You must pay Franchise Tax to maintain “good standing” status for your company. If you don’t pay your Franchise Tax, it will always stay in the records of the Delaware Division of Corporations and you will pay a penalty for late payment which is $200. Also, your company will be penalized at 1.5% interest for every month it remains unpaid. Delaware Corporations are also required to file an annual report besides paying the Franchise Tax.
To maintain a Delaware Corporation, you are required to pay your Delaware Franchise Tax. Franchise Tax is not calculated based on your company’s income. Delaware law requires companies incorporated in Delaware to pay an annual franchise tax to keep the company in “good standing”. Even companies with no business activity must pay a franchise tax to maintain “good standing” status.
What is a “Good Standing” Status?
A Delaware Certificate of Good Standing is a document issued by the Secretary of State that shows the ability of a corporation to do business. If you have an overdue Delaware franchise tax, The Secretary of State will not issue a Good Standing status for your company.

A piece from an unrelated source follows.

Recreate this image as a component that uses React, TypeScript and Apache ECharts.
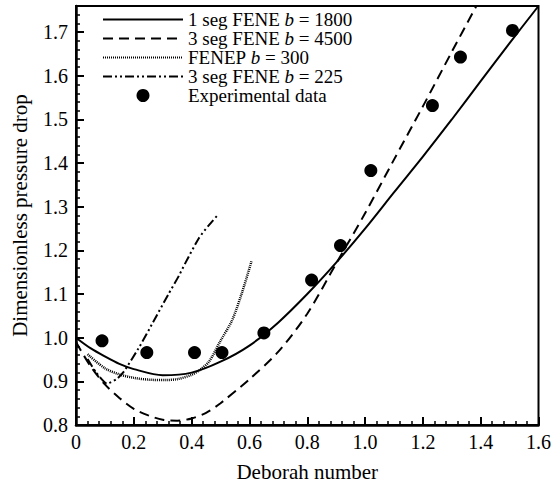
import React, { useEffect, useRef } from "react";
import * as echarts from "echarts";

const FONT = "Times New Roman, Liberation Serif, DejaVu Serif, serif";

const seriesNames = [
  "1 seg FENE b = 1800",
  "3 seg FENE b = 4500",
  "FENEP b = 300",
  "3 seg FENE b = 225",
  "Experimental data",
];

const fene1800X = [0, 0.05, 0.1, 0.15, 0.2, 0.3, 0.4, 0.5, 0.6, 0.7, 0.8, 0.9, 1.0, 1.1, 1.2, 1.3, 1.4, 1.5, 1.6];
const fene1800Y = [1.0, 0.976, 0.957, 0.94, 0.928, 0.914, 0.92, 0.945, 0.982, 1.035, 1.1, 1.172, 1.25, 1.333, 1.415, 1.5, 1.588, 1.675, 1.76];

const fene4500X = [0, 0.05, 0.1, 0.15, 0.2, 0.25, 0.3, 0.35, 0.4, 0.45, 0.5, 0.6, 0.7, 0.8, 0.9, 1.0, 1.1, 1.2, 1.3, 1.385];
const fene4500Y = [0.99, 0.935, 0.893, 0.862, 0.837, 0.822, 0.812, 0.81, 0.815, 0.828, 0.85, 0.905, 0.968, 1.055, 1.17, 1.285, 1.408, 1.53, 1.655, 1.76];

const fenep300X = [0.04, 0.1, 0.15, 0.2, 0.25, 0.3, 0.35, 0.4, 0.43, 0.46, 0.5, 0.54, 0.575, 0.607];
const fenep300Y = [0.962, 0.93, 0.916, 0.908, 0.904, 0.903, 0.905, 0.915, 0.927, 0.945, 0.993, 1.04, 1.105, 1.175];

const fene225X = [0.04, 0.07, 0.107, 0.14, 0.164, 0.221, 0.267, 0.32, 0.356, 0.379, 0.425, 0.46, 0.493];
const fene225Y = [0.951, 0.92, 0.895, 0.905, 0.921, 0.981, 1.036, 1.1, 1.142, 1.172, 1.228, 1.258, 1.283];

const expX = [0.09, 0.245, 0.41, 0.505, 0.65, 0.815, 0.915, 1.02, 1.233, 1.33, 1.51];
const expY = [0.993, 0.966, 0.966, 0.966, 1.011, 1.132, 1.211, 1.383, 1.532, 1.643, 1.704];

const zip = (xs: number[], ys: number[]) => xs.map((x, i) => [x, ys[i]]);

export default function App() {
  const ref = useRef<HTMLDivElement>(null);
  useEffect(() => {
    if (!ref.current) return;
    const chart = echarts.init(ref.current, undefined, { renderer: "svg" });
    const lineBase = {
      type: "line" as const,
      showSymbol: false,
      symbol: "circle",
      smooth: 0.3,
      xAxisIndex: 0,
      yAxisIndex: 0,
      z: 3,
    };
    const legendData = seriesNames.map((n, i) =>
      i < 4 ? { name: n, itemStyle: { opacity: 0 } } : { name: n, icon: "circle" }
    );
    chart.setOption({
      animation: false,
      backgroundColor: "#fff",
      textStyle: { fontFamily: FONT, color: "#000" },
      grid: {
        left: 76,
        right: 11,
        top: 6,
        bottom: 53,
        show: true,
        borderColor: "#000",
        borderWidth: 2,
        backgroundColor: "transparent",
      },
      legend: {
        orient: "vertical",
        left: 102,
        top: 10,
        padding: 0,
        itemWidth: 80,
        itemHeight: 13,
        itemGap: 0,
        data: legendData,
        textStyle: {
          fontFamily: FONT,
          fontSize: 19,
          color: "#000",
          lineHeight: 19,
          rich: {
            i: { fontFamily: FONT, fontSize: 19, fontStyle: "italic", color: "#000", lineHeight: 19 },
          },
        },
        formatter: (name: string) => name.replace(" b = ", " {i|b} = "),
      },
      xAxis: {
        type: "value",
        min: 0,
        max: 1.6,
        interval: 0.2,
        name: "Deborah number",
        nameLocation: "middle",
        nameGap: 36,
        nameTextStyle: { fontFamily: FONT, fontSize: 21, color: "#000" },
        axisLine: { show: true, onZero: false, lineStyle: { color: "#000", width: 2.5 } },
        axisTick: { show: true, inside: true, length: 8, lineStyle: { color: "#000", width: 2 } },
        minorTick: { show: true, splitNumber: 5, length: 4, lineStyle: { color: "#000", width: 1.5 } },
        axisLabel: {
          fontFamily: FONT,
          fontSize: 20,
          color: "#000",
          margin: 7,
          formatter: (v: number) => (v === 0 ? "0" : v.toFixed(1)),
        },
        splitLine: { show: false },
      },
      yAxis: [
        {
          type: "value",
          min: 0.8,
          max: 1.76,
          interval: 0.1,
          position: "left",
          name: "Dimensionless pressure drop",
          nameLocation: "middle",
          nameGap: 46,
          nameTextStyle: { fontFamily: FONT, fontSize: 21, color: "#000" },
          axisLine: { show: true, onZero: false, lineStyle: { color: "#000", width: 2.5 } },
          axisTick: { show: true, inside: true, length: 8, lineStyle: { color: "#000", width: 2 } },
          axisLabel: {
            fontFamily: FONT,
            fontSize: 20,
            color: "#000",
            margin: 8,
            showMaxLabel: false,
            formatter: (v: number) => (v > 1.75 ? "" : v.toFixed(1)),
          },
          splitLine: { show: false },
        },
        {
          type: "value",
          min: 0.8,
          max: 1.76,
          interval: 0.02,
          position: "left",
          offset: 0,
          axisLine: { show: false },
          axisTick: { show: true, inside: true, length: 4, lineStyle: { color: "#000", width: 1.5 } },
          axisLabel: { show: false },
          splitLine: { show: false },
        },
      ],
      series: [
        {
          ...lineBase,
          name: seriesNames[0],
          data: zip(fene1800X, fene1800Y),
          lineStyle: { color: "#000", width: 2, type: "solid" },
          itemStyle: { color: "#000" },
        },
        {
          ...lineBase,
          name: seriesNames[1],
          data: zip(fene4500X, fene4500Y),
          lineStyle: { color: "#000", width: 2, type: [10, 6] },
          itemStyle: { color: "#000" },
        },
        {
          ...lineBase,
          name: seriesNames[2],
          data: zip(fenep300X, fenep300Y),
          lineStyle: { color: "#000", width: 2.5, type: [1, 1] },
          itemStyle: { color: "#000" },
        },
        {
          ...lineBase,
          name: seriesNames[3],
          smooth: 0.2,
          data: zip(fene225X, fene225Y),
          lineStyle: { color: "#000", width: 2, type: [9, 3, 2, 3, 2, 3] },
          itemStyle: { color: "#000" },
        },
        {
          type: "scatter",
          name: seriesNames[4],
          xAxisIndex: 0,
          yAxisIndex: 0,
          data: zip(expX, expY),
          symbol: "circle",
          symbolSize: 13,
          itemStyle: { color: "#000", opacity: 1 },
          z: 4,
        },
      ],
    });
    return () => chart.dispose();
  }, []);
  return <div ref={ref} style={{ width: 554, height: 487, position: "absolute", left: 0, top: 0 }} />;
}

Consequences of an Unpaid Franchise Tax
What happens when you do not pay your franchise tax?
- It will always stay in the records of the Delaware Division of Corporations. Even if you pay all the past due Franchise Tax, a missed Franchise Tax payment will be on the company’s history. If a potential investor, lender, etc. investigate your company, this may be unappealing.
- Eventually, your company will be marked “void” by the Delaware Division of Corporations. “Void” status will prevent you from obtaining a Certificate of Good Standing which explained before.
- To date penalty for non-payment or late payment is $200. Your company also be penalized at 1.5% interest for every month it remains unpaid.